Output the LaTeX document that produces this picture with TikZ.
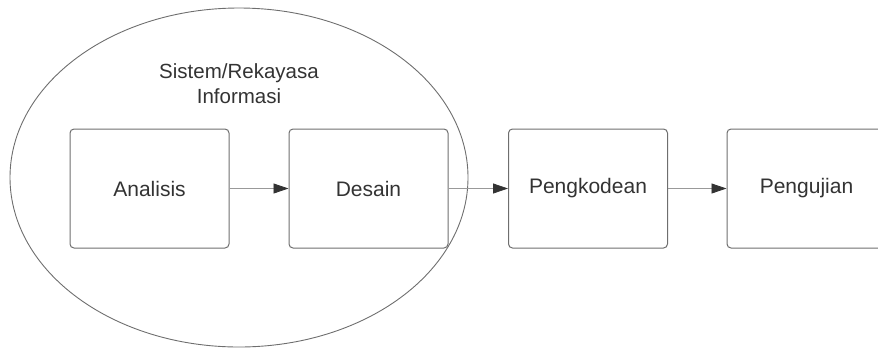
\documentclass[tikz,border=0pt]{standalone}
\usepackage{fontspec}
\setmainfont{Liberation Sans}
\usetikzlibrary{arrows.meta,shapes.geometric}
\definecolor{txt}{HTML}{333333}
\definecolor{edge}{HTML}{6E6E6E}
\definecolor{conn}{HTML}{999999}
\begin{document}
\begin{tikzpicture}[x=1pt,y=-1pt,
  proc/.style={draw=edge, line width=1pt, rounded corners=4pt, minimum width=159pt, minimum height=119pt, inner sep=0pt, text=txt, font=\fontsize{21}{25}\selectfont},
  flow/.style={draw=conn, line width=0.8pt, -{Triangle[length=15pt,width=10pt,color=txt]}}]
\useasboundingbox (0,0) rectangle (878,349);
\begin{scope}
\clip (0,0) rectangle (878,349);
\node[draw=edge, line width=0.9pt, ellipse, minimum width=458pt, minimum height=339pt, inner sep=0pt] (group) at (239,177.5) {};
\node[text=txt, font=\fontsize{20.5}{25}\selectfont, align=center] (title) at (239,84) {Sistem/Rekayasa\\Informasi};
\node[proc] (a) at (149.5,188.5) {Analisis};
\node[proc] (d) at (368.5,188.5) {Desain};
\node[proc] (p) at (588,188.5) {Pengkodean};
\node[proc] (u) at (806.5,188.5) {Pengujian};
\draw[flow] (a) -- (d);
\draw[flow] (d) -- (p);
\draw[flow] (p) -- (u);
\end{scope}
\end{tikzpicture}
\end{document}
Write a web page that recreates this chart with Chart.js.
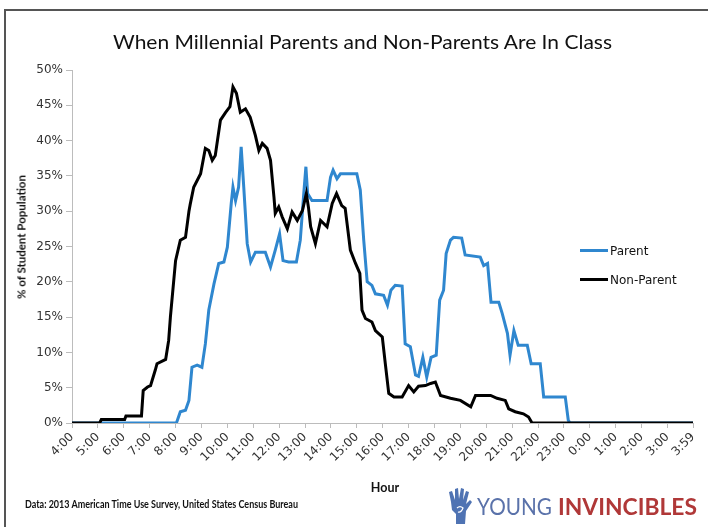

┄┄┄┄┄┄┄┄┄┄┄┄┄┄┄┄┄┄┄┄

*What is required*
Write the entries above out again exactly, but not the pictures.

*Response*
Output the LaTeX document that produces this picture with TikZ.
\documentclass[tikz,border=0pt]{standalone}
\usepackage{fontspec}
\setmainfont{Liberation Sans}
\usetikzlibrary{arrows.meta,shapes.geometric}
\definecolor{txt}{HTML}{333333}
\definecolor{edge}{HTML}{6E6E6E}
\definecolor{conn}{HTML}{999999}
\begin{document}
\begin{tikzpicture}[x=1pt,y=-1pt,
  proc/.style={draw=edge, line width=1pt, rounded corners=4pt, minimum width=159pt, minimum height=119pt, inner sep=0pt, text=txt, font=\fontsize{21}{25}\selectfont},
  flow/.style={draw=conn, line width=0.8pt, -{Triangle[length=15pt,width=10pt,color=txt]}}]
\useasboundingbox (0,0) rectangle (878,349);
\begin{scope}
\clip (0,0) rectangle (878,349);
\node[draw=edge, line width=0.9pt, ellipse, minimum width=458pt, minimum height=339pt, inner sep=0pt] (group) at (239,177.5) {};
\node[text=txt, font=\fontsize{20.5}{25}\selectfont, align=center] (title) at (239,84) {Sistem/Rekayasa\\Informasi};
\node[proc] (a) at (149.5,188.5) {Analisis};
\node[proc] (d) at (368.5,188.5) {Desain};
\node[proc] (p) at (588,188.5) {Pengkodean};
\node[proc] (u) at (806.5,188.5) {Pengujian};
\draw[flow] (a) -- (d);
\draw[flow] (d) -- (p);
\draw[flow] (p) -- (u);
\end{scope}
\end{tikzpicture}
\end{document}
Write a web page that recreates this chart with Chart.js.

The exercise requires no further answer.